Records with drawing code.
● ● ● ●

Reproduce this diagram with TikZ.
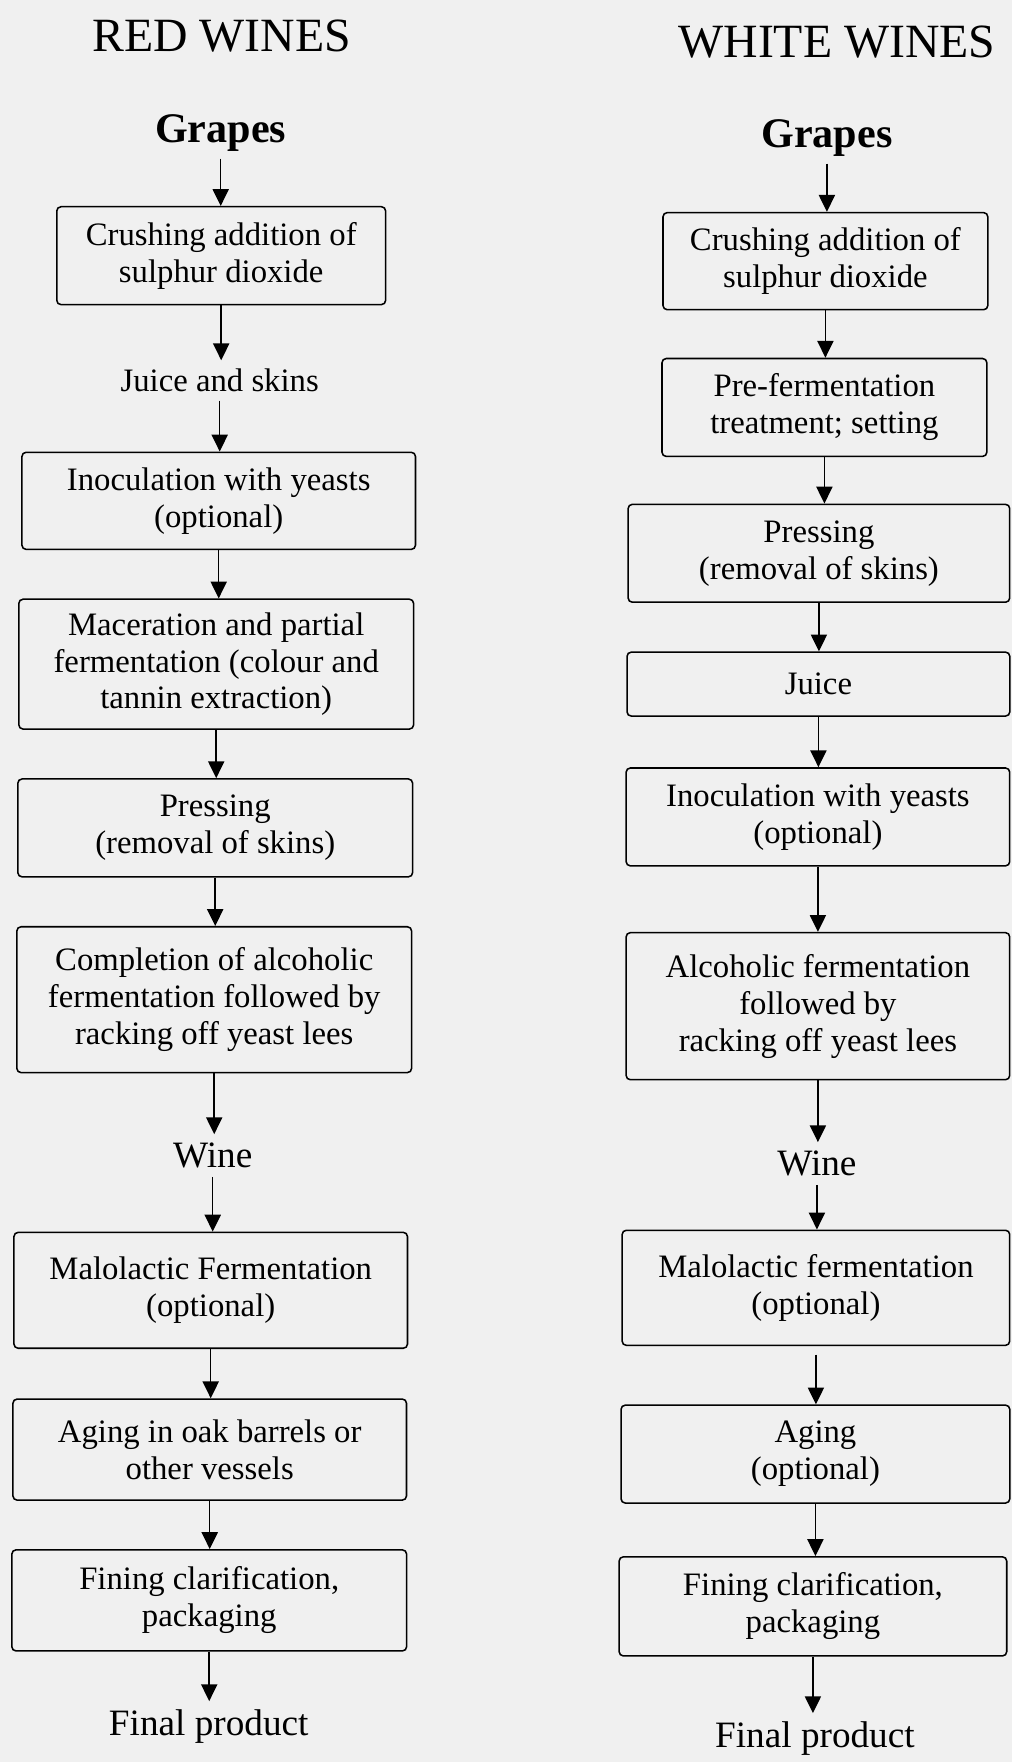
\documentclass[tikz,border=0pt]{standalone}
\usepackage{fontspec}
\setmainfont{Liberation Serif}
\usetikzlibrary{arrows.meta}

\definecolor{paper}{RGB}{240,240,240}

\tikzset{
  stage/.style={draw, rounded corners=3pt, line width=1.1pt, align=center,
    inner sep=2pt, font=\fontsize{23.3}{26.3}\selectfont},
  flowtext/.style={inner sep=6pt, align=center, font=\fontsize{23.3}{26.3}\selectfont},
  endtext/.style={inner sep=6pt, font=\fontsize{26.5}{30}\selectfont},
  heading/.style={inner sep=0pt, font=\fontsize{34}{38}\selectfont},
  source/.style={inner sep=5pt, font=\fontsize{30}{34}\selectfont\bfseries},
  flow/.style={-{Triangle[width=11.5pt,length=12pt]}, line width=1.1pt}
}

\begin{document}
\begin{tikzpicture}[x=0.025cm, y=-0.025cm]
    % Page
    \fill[paper] (0,0) rectangle (1013,1764);

    % Left column (red wines)
    \node (rtitle) [heading] at (222,36) {RED WINES};
    \node (rg) [source] at (221,133) {Grapes};
    \node (r1) [stage, minimum width=8.23cm, minimum height=2.45cm] at (221.5,256) {Crushing addition of\\sulphur dioxide};
    \node (rjs) [flowtext] at (220,381) {Juice and skins};
    \node (r2) [stage, minimum width=9.85cm, minimum height=2.43cm] at (219,501.5) {Inoculation with yeasts\\(optional)};
    \node (r3) [stage, minimum width=9.88cm, minimum height=3.25cm] at (216.5,665) {Maceration and partial\\fermentation (colour and\\tannin extraction)};
    \node (r4) [stage, minimum width=9.88cm, minimum height=2.45cm] at (215.5,829) {Pressing\\(removal of skins)};
    \node (r5) [stage, minimum width=9.88cm, minimum height=3.65cm] at (214.5,1001) {Completion of alcoholic\\fermentation followed by\\racking off yeast lees};
    \node (rw) [endtext] at (213,1157) {Wine};
    \node (r6) [stage, minimum width=9.85cm, minimum height=2.9cm] at (211,1292) {Malolactic Fermentation\\(optional)};
    \node (r7) [stage, minimum width=9.85cm, minimum height=2.53cm] at (210,1451.5) {Aging in oak barrels or\\other vessels};
    \node (r8) [stage, minimum width=9.88cm, minimum height=2.53cm] at (209.5,1602.5) {Fining clarification,\\packaging};
    \node (rfp) [endtext] at (209,1729) {Final product};

    % Right column (white wines)
    \node (wtitle) [heading] at (838,42) {WHITE WINES};
    \node (wg) [source] at (828,138) {Grapes};
    \node (w1) [stage, minimum width=8.13cm, minimum height=2.43cm] at (826.5,261.5) {Crushing addition of\\sulphur dioxide};
    \node (w2) [stage, minimum width=8.13cm, minimum height=2.45cm] at (825.5,408) {Pre-fermentation\\treatment; setting};
    \node (w3) [stage, minimum width=9.55cm, minimum height=2.45cm] at (820,554) {Pressing\\(removal of skins)};
    \node (w4) [stage, minimum width=9.58cm, minimum height=1.6cm] at (819.5,685) {Juice};
    \node (w5) [stage, minimum width=9.6cm, minimum height=2.45cm] at (819,818) {Inoculation with yeasts\\(optional)};
    \node (w6) [stage, minimum width=9.6cm, minimum height=3.68cm] at (819,1007.5) {Alcoholic fermentation\\followed by\\racking off yeast lees};
    \node (ww) [endtext] at (818,1165) {Wine};
    \node (w7) [stage, minimum width=9.7cm, minimum height=2.88cm] at (817,1289.5) {Malolactic fermentation\\(optional)};
    \node (w8) [stage, minimum width=9.73cm, minimum height=2.45cm] at (816.5,1456) {Aging\\(optional)};
    \node (w9) [stage, minimum width=9.7cm, minimum height=2.48cm] at (814,1608.5) {Fining clarification,\\packaging};
    \node (wfp) [endtext] at (816,1741) {Final product};

    % Edges (straight down from each step)
    \draw[flow] (rg) -- (rg |- r1.north);
    \draw[flow] (r1) -- (r1 |- rjs.north);
    \draw[flow] (rjs) -- (rjs |- r2.north);
    \draw[flow] (r2) -- (r2 |- r3.north);
    \draw[flow] (r3) -- (r3 |- r4.north);
    \draw[flow] (r4) -- (r4 |- r5.north);
    \draw[flow] (r5) -- (r5 |- rw.north);
    \draw[flow] (rw) -- (rw |- r6.north);
    \draw[flow] (r6) -- (r6 |- r7.north);
    \draw[flow] (r7) -- (r7 |- r8.north);
    \draw[flow] (r8) -- (r8 |- rfp.north);

    \draw[flow] (wg) -- (wg |- w1.north);
    \draw[flow] (w1) -- (w1 |- w2.north);
    \draw[flow] (w2) -- (w2 |- w3.north);
    \draw[flow] (w3) -- (w3 |- w4.north);
    \draw[flow] (w4) -- (w4 |- w5.north);
    \draw[flow] (w5) -- (w5 |- w6.north);
    \draw[flow] (w6) -- (w6 |- ww.north);
    \draw[flow] (ww) -- (ww |- w7.north);
    \draw[flow, shorten <=6pt] (w7) -- (w7 |- w8.north);
    \draw[flow] (w8) -- (w8 |- w9.north);
    \draw[flow] (w9) -- (w9 |- wfp.north);
\end{tikzpicture}
\end{document}
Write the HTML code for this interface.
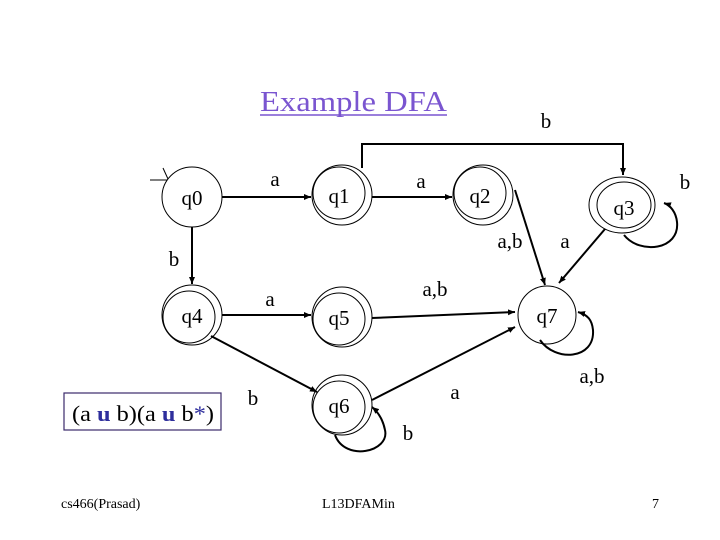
<!DOCTYPE html>
<html><head><style>
body{margin:0;background:#fff;width:720px;height:540px;overflow:hidden}
svg{display:block}
text{font-family:"Liberation Serif",serif;fill:#000}
</style></head><body>
<svg width="720" height="540" viewBox="0 0 720 540" xmlns="http://www.w3.org/2000/svg">
<defs>
<marker id="ar" markerWidth="8" markerHeight="8" refX="7" refY="4" orient="auto" markerUnits="userSpaceOnUse">
<path d="M0,1 L7,4 L0,7 z" fill="#000"/></marker>
</defs>
<text x="260" y="111" font-size="29" textLength="187" lengthAdjust="spacingAndGlyphs" style="fill:#7a55d0">Example DFA</text>
<line x1="260" y1="115" x2="447" y2="115" stroke="#7a55d0" stroke-width="1.5"/>

<g fill="none" stroke="#000" stroke-width="1">
<circle cx="192" cy="197" r="30"/>
<circle cx="342" cy="195" r="30"/><circle cx="339" cy="193" r="26"/>
<circle cx="483" cy="195" r="30"/><circle cx="480" cy="193" r="26"/>
<ellipse cx="622" cy="205" rx="33" ry="28"/><ellipse cx="624" cy="205" rx="27" ry="23"/>
<circle cx="192" cy="315" r="30"/><circle cx="189" cy="317" r="26"/>
<circle cx="342" cy="317" r="30"/><circle cx="339" cy="319" r="26"/>
<circle cx="342" cy="405" r="30"/><circle cx="339" cy="407" r="26"/>
<circle cx="547" cy="315" r="29"/>
<rect x="64" y="393" width="157" height="37" stroke="#3b2a6b" stroke-width="1.2"/>
<line x1="150" y1="180" x2="167" y2="180"/><line x1="163" y1="168" x2="168" y2="179"/>
</g>

<g fill="none" stroke="#000" stroke-width="2">
<line x1="222" y1="197" x2="311" y2="197" marker-end="url(#ar)"/>
<line x1="372" y1="197" x2="452" y2="197" marker-end="url(#ar)"/>
<polyline points="362,168 362,144 623,144 623,175" marker-end="url(#ar)"/>
<line x1="192" y1="227" x2="192" y2="284" marker-end="url(#ar)"/>
<line x1="222" y1="315" x2="311" y2="315" marker-end="url(#ar)"/>
<line x1="372" y1="318" x2="515" y2="312" marker-end="url(#ar)"/>
<line x1="211" y1="336" x2="317" y2="392" marker-end="url(#ar)"/>
<line x1="372" y1="400" x2="515" y2="327" marker-end="url(#ar)"/>
<line x1="515" y1="190" x2="545" y2="285" marker-end="url(#ar)"/>
<line x1="605" y1="229" x2="559" y2="283" marker-end="url(#ar)"/>
<path d="M624,235 C640,255 680,250 677,222 C676,212 670,205 664,203" marker-end="url(#ar)"/>
<path d="M540,340 C555,362 595,360 593,330 C592,320 588,315 578,312" marker-end="url(#ar)"/>
<path d="M335,435 C345,462 390,452 385,430 C383,420 378,412 372,407" marker-end="url(#ar)"/>
</g>

<g font-size="21" text-anchor="middle">
<text x="192" y="205">q0</text>
<text x="339" y="203">q1</text>
<text x="480" y="203">q2</text>
<text x="624" y="215">q3</text>
<text x="192" y="323">q4</text>
<text x="339" y="325">q5</text>
<text x="339" y="413">q6</text>
<text x="547" y="323">q7</text>
<text x="275" y="186">a</text>
<text x="421" y="188">a</text>
<text x="546" y="128">b</text>
<text x="685" y="189">b</text>
<text x="174" y="266">b</text>
<text x="270" y="306">a</text>
<text x="435" y="296">a,b</text>
<text x="510" y="248">a,b</text>
<text x="565" y="248">a</text>
<text x="253" y="405">b</text>
<text x="455" y="399">a</text>
<text x="408" y="440">b</text>
<text x="592" y="383">a,b</text>
</g>
<text x="72" y="421" font-size="22" textLength="142" lengthAdjust="spacingAndGlyphs">(a <tspan style="fill:#2e2e9c;font-weight:bold">u</tspan> b)(a <tspan style="fill:#2e2e9c;font-weight:bold">u</tspan> b<tspan style="fill:#2e2e9c">*</tspan>)</text>
<text x="61" y="508" font-size="14">cs466(Prasad)</text>
<text x="322" y="508" font-size="14">L13DFAMin</text>
<text x="652" y="508" font-size="14">7</text>
</svg>
</body></html>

● ● ● ●

WRITTEN EXERCISE.
Starting at the top of the listing above, reproduce each line up to and including the one with "(rfp) [endtext] at"; omit the pictures.

RESULT OF THIS TASK.
Reproduce this diagram with TikZ.
\documentclass[tikz,border=0pt]{standalone}
\usepackage{fontspec}
\setmainfont{Liberation Serif}
\usetikzlibrary{arrows.meta}

\definecolor{paper}{RGB}{240,240,240}

\tikzset{
  stage/.style={draw, rounded corners=3pt, line width=1.1pt, align=center,
    inner sep=2pt, font=\fontsize{23.3}{26.3}\selectfont},
  flowtext/.style={inner sep=6pt, align=center, font=\fontsize{23.3}{26.3}\selectfont},
  endtext/.style={inner sep=6pt, font=\fontsize{26.5}{30}\selectfont},
  heading/.style={inner sep=0pt, font=\fontsize{34}{38}\selectfont},
  source/.style={inner sep=5pt, font=\fontsize{30}{34}\selectfont\bfseries},
  flow/.style={-{Triangle[width=11.5pt,length=12pt]}, line width=1.1pt}
}

\begin{document}
\begin{tikzpicture}[x=0.025cm, y=-0.025cm]
    % Page
    \fill[paper] (0,0) rectangle (1013,1764);

    % Left column (red wines)
    \node (rtitle) [heading] at (222,36) {RED WINES};
    \node (rg) [source] at (221,133) {Grapes};
    \node (r1) [stage, minimum width=8.23cm, minimum height=2.45cm] at (221.5,256) {Crushing addition of\\sulphur dioxide};
    \node (rjs) [flowtext] at (220,381) {Juice and skins};
    \node (r2) [stage, minimum width=9.85cm, minimum height=2.43cm] at (219,501.5) {Inoculation with yeasts\\(optional)};
    \node (r3) [stage, minimum width=9.88cm, minimum height=3.25cm] at (216.5,665) {Maceration and partial\\fermentation (colour and\\tannin extraction)};
    \node (r4) [stage, minimum width=9.88cm, minimum height=2.45cm] at (215.5,829) {Pressing\\(removal of skins)};
    \node (r5) [stage, minimum width=9.88cm, minimum height=3.65cm] at (214.5,1001) {Completion of alcoholic\\fermentation followed by\\racking off yeast lees};
    \node (rw) [endtext] at (213,1157) {Wine};
    \node (r6) [stage, minimum width=9.85cm, minimum height=2.9cm] at (211,1292) {Malolactic Fermentation\\(optional)};
    \node (r7) [stage, minimum width=9.85cm, minimum height=2.53cm] at (210,1451.5) {Aging in oak barrels or\\other vessels};
    \node (r8) [stage, minimum width=9.88cm, minimum height=2.53cm] at (209.5,1602.5) {Fining clarification,\\packaging};
    \node (rfp) [endtext] at (209,1729) {Final product};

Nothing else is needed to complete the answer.